En el campo de batalla, quedaron 300 muertos y 200 heridos. El enemigo se hizo de 600 prisioneros y el Ejército del Norte debió abandonar su artillería, los fusiles y el parque.
El combate había durado siete horas.
Dos días después Belgrano llegó a Potosí, y continuó hacia el sur. Una retaguardia de 500 hombres le cuidaba la espalda. El 2 de diciembre la noticia de la derrota llegó a Buenos Aires y seis días después le escribió a José de San Martín que “he sido completamente batido en las pampas de Ayohuma cuando más creía conseguir la victoria. Pero tengo constancia y fortaleza para sobrellevar los contratiempos y nada me intimidará para seguir sirviendo, aunque sea como soldado raso, por la libertad e independencia de la patria”.
A fin de enero de 1814 estaba en Tucumán, y le entregó el mando del Ejército del Norte a San Martín.
El que rescató la bandera había sido el abanderado sargento mayor Marcos Estopiñán, herido en el combate. La escondió en la iglesia de San Juan de Dios y Oros y él se fue a curarse a sus pagos en La Rinconada. Con el tiempo fue a buscar la bandera y la guardó por años en su casa. En 1912 sus descendientes la donaron.

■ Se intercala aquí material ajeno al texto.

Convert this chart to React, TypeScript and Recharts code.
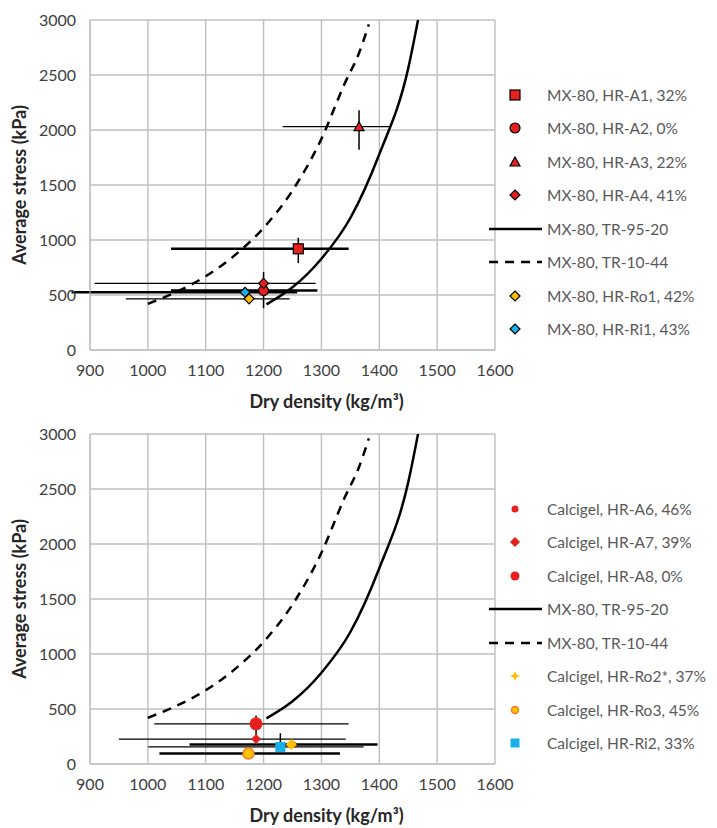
import {
  CartesianGrid,
  ComposedChart,
  ErrorBar,
  Line,
  Scatter,
  XAxis,
  YAxis,
} from 'recharts';

const densityTicks = [900, 1000, 1100, 1200, 1300, 1400, 1500, 1600];
const stressTicks = [0, 500, 1000, 1500, 2000, 2500, 3000];

// reference curves (same in both panels)
const tr9520 = [
  { x: 1205, y: 415 },
  { x: 1250, y: 570 },
  { x: 1300, y: 830 },
  { x: 1350, y: 1200 },
  { x: 1400, y: 1780 },
  { x: 1450, y: 2560 },
  { x: 1467, y: 3000 },
];
const tr1044 = [
  { x: 1000, y: 420 },
  { x: 1050, y: 530 },
  { x: 1100, y: 670 },
  { x: 1150, y: 860 },
  { x: 1200, y: 1110 },
  { x: 1250, y: 1450 },
  { x: 1300, y: 1920 },
  { x: 1340, y: 2420 },
  { x: 1365, y: 2700 },
  { x: 1382, y: 2960 },
];

// MX-80 tests (top panel); ex / ey = [minus, plus]
const hrA1 = [{ x: 1260, y: 920, ex: [220, 87], ey: [130, 100] }];
const hrA2 = [{ x: 1200, y: 540, ex: [160, 93], ey: [160, 170] }];
const hrA3 = [{ x: 1365, y: 2030, ex: [132, 52], ey: [210, 150] }];
const hrA4 = [{ x: 1200, y: 605, ex: [292, 90] }];
const hrRo1 = [{ x: 1175, y: 465, ex: [213, 70] }];
const hrRi1 = [{ x: 1168, y: 525, ex: [300, 90] }];

// Calcigel tests (bottom panel)
const hrA6 = [{ x: 1250, y: 178 }];
const hrA7 = [{ x: 1187, y: 227, ex: [237, 155] }];
const hrA8 = [{ x: 1187, y: 365, ex: [176, 160], ey: [140, 75] }];
const hrRo2 = [{ x: 1248, y: 178, ex: [176, 149] }];
const hrRo3 = [{ x: 1174, y: 95, ex: [154, 158] }];
const hrRi2 = [{ x: 1229, y: 155, ex: [228, 144], ey: [0, 125] }];

const RED = '#e5201f';
const YELLOW = '#ffc000';
const BLUE = '#1aafe6';
const GRID = '#bfbfbf';
const FONT = 'Lato, "Open Sans", sans-serif';

type Kind = 'square' | 'circle' | 'triangle' | 'diamond' | 'star';
interface MarkStyle {
  kind: Kind;
  size: number;
  fill: string;
  stroke?: string;
  sw?: number;
}

function Mark({ cx, cy, m }: { cx: number; cy: number; m: MarkStyle }) {
  const r = m.size / 2;
  const stroke = m.stroke ?? 'none';
  const sw = m.sw ?? 1.2;
  if (m.kind === 'square')
    return <rect x={cx - r} y={cy - r} width={m.size} height={m.size} fill={m.fill} stroke={stroke} strokeWidth={sw} />;
  if (m.kind === 'circle') return <circle cx={cx} cy={cy} r={r} fill={m.fill} stroke={stroke} strokeWidth={sw} />;
  if (m.kind === 'triangle')
    return (
      <polygon
        points={`${cx},${cy - r} ${cx + r},${cy + r * 0.8} ${cx - r},${cy + r * 0.8}`}
        fill={m.fill}
        stroke={stroke}
        strokeWidth={sw}
      />
    );
  if (m.kind === 'star') {
    const q = r * 0.3;
    return (
      <polygon
        points={`${cx},${cy - r} ${cx + q},${cy - q} ${cx + r},${cy} ${cx + q},${cy + q} ${cx},${cy + r} ${cx - q},${cy + q} ${cx - r},${cy} ${cx - q},${cy - q}`}
        fill={m.fill}
      />
    );
  }
  return (
    <polygon
      points={`${cx},${cy - r} ${cx + r},${cy} ${cx},${cy + r} ${cx - r},${cy}`}
      fill={m.fill}
      stroke={stroke}
      strokeWidth={sw}
    />
  );
}

interface PointSeries {
  name: string;
  data: { x: number; y: number; ex?: number[]; ey?: number[] }[];
  mark: MarkStyle;
  legendMark?: MarkStyle;
  exWidth?: number;
}

interface LegendRow {
  name: string;
  mark?: MarkStyle;
  line?: 'solid' | 'dash';
}

const topSeries: PointSeries[] = [
  { name: 'MX-80, HR-A1, 32%', data: hrA1, mark: { kind: 'square', size: 10, fill: RED, stroke: '#000' }, exWidth: 2.5 },
  { name: 'MX-80, HR-A2, 0%', data: hrA2, mark: { kind: 'circle', size: 10, fill: RED, stroke: '#000' }, exWidth: 2.5 },
  { name: 'MX-80, HR-A3, 22%', data: hrA3, mark: { kind: 'triangle', size: 10, fill: RED, stroke: '#000' }, exWidth: 1.3 },
  { name: 'MX-80, HR-A4, 41%', data: hrA4, mark: { kind: 'diamond', size: 10, fill: RED, stroke: '#000' }, exWidth: 1.3 },
  { name: 'MX-80, HR-Ro1, 42%', data: hrRo1, mark: { kind: 'diamond', size: 10, fill: YELLOW, stroke: '#000' }, exWidth: 1.3 },
  { name: 'MX-80, HR-Ri1, 43%', data: hrRi1, mark: { kind: 'diamond', size: 10, fill: BLUE, stroke: '#000' }, exWidth: 2.5 },
];

const bottomSeries: PointSeries[] = [
  { name: 'Calcigel, HR-A6, 46%', data: hrA6, mark: { kind: 'circle', size: 7, fill: RED } },
  { name: 'Calcigel, HR-A7, 39%', data: hrA7, mark: { kind: 'diamond', size: 10, fill: RED }, exWidth: 1.3 },
  { name: 'Calcigel, HR-A8, 0%', data: hrA8, mark: { kind: 'circle', size: 13, fill: RED }, legendMark: { kind: 'circle', size: 9, fill: RED }, exWidth: 1.3 },
  { name: 'Calcigel, HR-Ro2*, 37%', data: hrRo2, mark: { kind: 'diamond', size: 11, fill: YELLOW }, legendMark: { kind: 'star', size: 10, fill: YELLOW }, exWidth: 2.5 },
  { name: 'Calcigel, HR-Ro3, 45%', data: hrRo3, mark: { kind: 'circle', size: 11, fill: YELLOW, stroke: '#f07d2a', sw: 1.5 }, legendMark: { kind: 'circle', size: 7, fill: YELLOW, stroke: '#f07d2a', sw: 1.5 }, exWidth: 2.5 },
  { name: 'Calcigel, HR-Ri2, 33%', data: hrRi2, mark: { kind: 'square', size: 10, fill: BLUE }, legendMark: { kind: 'square', size: 9, fill: BLUE }, exWidth: 1.3 },
];

const topLegend: LegendRow[] = [
  ...topSeries.slice(0, 4).map((s) => ({ name: s.name, mark: s.mark })),
  { name: 'MX-80, TR-95-20', line: 'solid' as const },
  { name: 'MX-80, TR-10-44', line: 'dash' as const },
  ...topSeries.slice(4).map((s) => ({ name: s.name, mark: s.mark })),
];

const bottomLegend: LegendRow[] = [
  ...bottomSeries.slice(0, 3).map((s) => ({ name: s.name, mark: s.legendMark ?? s.mark })),
  { name: 'MX-80, TR-95-20', line: 'solid' as const },
  { name: 'MX-80, TR-10-44', line: 'dash' as const },
  ...bottomSeries.slice(3).map((s) => ({ name: s.name, mark: s.legendMark ?? s.mark })),
];

function LegendBox({ rows, top }: { rows: LegendRow[]; top: number }) {
  return (
    <div style={{ position: 'absolute', left: 488, top, width: 240 }}>
      {rows.map((r) => (
        <div key={r.name} style={{ height: 33.5, display: 'flex', alignItems: 'center' }}>
          <svg width={56} height={20} style={{ flex: 'none' }}>
            {r.line ? (
              <line
                x1={1}
                x2={54}
                y1={10}
                y2={10}
                stroke="#000"
                strokeWidth={2.5}
                strokeDasharray={r.line === 'dash' ? '9 7' : undefined}
              />
            ) : (
              r.mark && <Mark cx={27} cy={10} m={r.mark} />
            )}
          </svg>
          <span style={{ fontFamily: FONT, fontSize: 15.5, color: '#595959', whiteSpace: 'nowrap', marginLeft: 3 }}>
            {r.name}
          </span>
        </div>
      ))}
    </div>
  );
}

function Panel({ series, legend, top }: { series: PointSeries[]; legend: LegendRow[]; top: number }) {
  const tick = { fontFamily: FONT, fontSize: 16, fill: '#404040' };
  const title = { fontFamily: FONT, fontSize: 18, fontWeight: 700, fill: '#262626' };
  return (
    <div style={{ position: 'absolute', left: 0, top, width: 717, height: 414 }}>
      <ComposedChart width={717} height={414} margin={{ top: 20, right: 222, bottom: 4, left: 0 }}>
        <CartesianGrid stroke={GRID} strokeWidth={1.4} />
        <XAxis
          type="number"
          dataKey="x"
          domain={[900, 1600]}
          ticks={densityTicks}
          allowDataOverflow
          height={60}
          tickLine={false}
          tickSize={0}
          tickMargin={15}
          stroke={GRID}
          tick={tick}
          label={{ value: 'Dry density (kg/m³)', position: 'insideBottom', offset: 2, dx: 34, style: title }}
        />
        <YAxis
          type="number"
          dataKey="y"
          domain={[0, 3000]}
          ticks={stressTicks}
          allowDataOverflow
          width={90}
          tickLine={false}
          tickSize={0}
          tickMargin={14}
          stroke={GRID}
          tick={tick}
          label={{
            value: 'Average stress (kPa)',
            angle: -90,
            position: 'insideLeft',
            offset: 20,
            style: { ...title, textAnchor: 'middle' },
          }}
        />
        <Line
          data={tr9520}
          dataKey="y"
          type="monotone"
          stroke="#000"
          strokeWidth={2.5}
          dot={false}
          isAnimationActive={false}
        />
        <Line
          data={tr1044}
          dataKey="y"
          type="monotone"
          stroke="#000"
          strokeWidth={2.5}
          strokeDasharray="9 7"
          dot={false}
          isAnimationActive={false}
        />
        {series.map((s) => (
          <Scatter
            key={s.name}
            name={s.name}
            data={s.data}
            isAnimationActive={false}
            shape={(p: any) => <Mark cx={p.cx} cy={p.cy} m={s.mark} />}
          >
            {s.data[0].ex && (
              <ErrorBar dataKey="ex" direction="x" width={0} stroke="#000" strokeWidth={s.exWidth ?? 1.3} />
            )}
            {s.data[0].ey && <ErrorBar dataKey="ey" direction="y" width={0} stroke="#000" strokeWidth={1.5} />}
          </Scatter>
        ))}
      </ComposedChart>
      <LegendBox rows={legend} top={78} />
    </div>
  );
}

export default function App() {
  return (
    <div style={{ position: 'absolute', left: 0, top: 0, width: 717, height: 828, overflow: 'hidden', background: '#fff' }}>
      <Panel series={topSeries} legend={topLegend} top={0} />
      <Panel series={bottomSeries} legend={bottomLegend} top={414} />
    </div>
  );
}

Los primeros estudios determinaron que fue confeccionada con tafetán de seda, el mismo material que las históricas banderas descubiertas en 1883, las que habían ocultado enrolladas detrás de un cuadro en la iglesia de Titiri, un paraje de la localidad de Macha. Desde agosto está en manos de un grupo de restauradores que buscarán conservarla como un fiel testimonio de aquellos tiempos en que Belgrano la agitó para advertir que la patria estaba en peligro y que había que defenderla.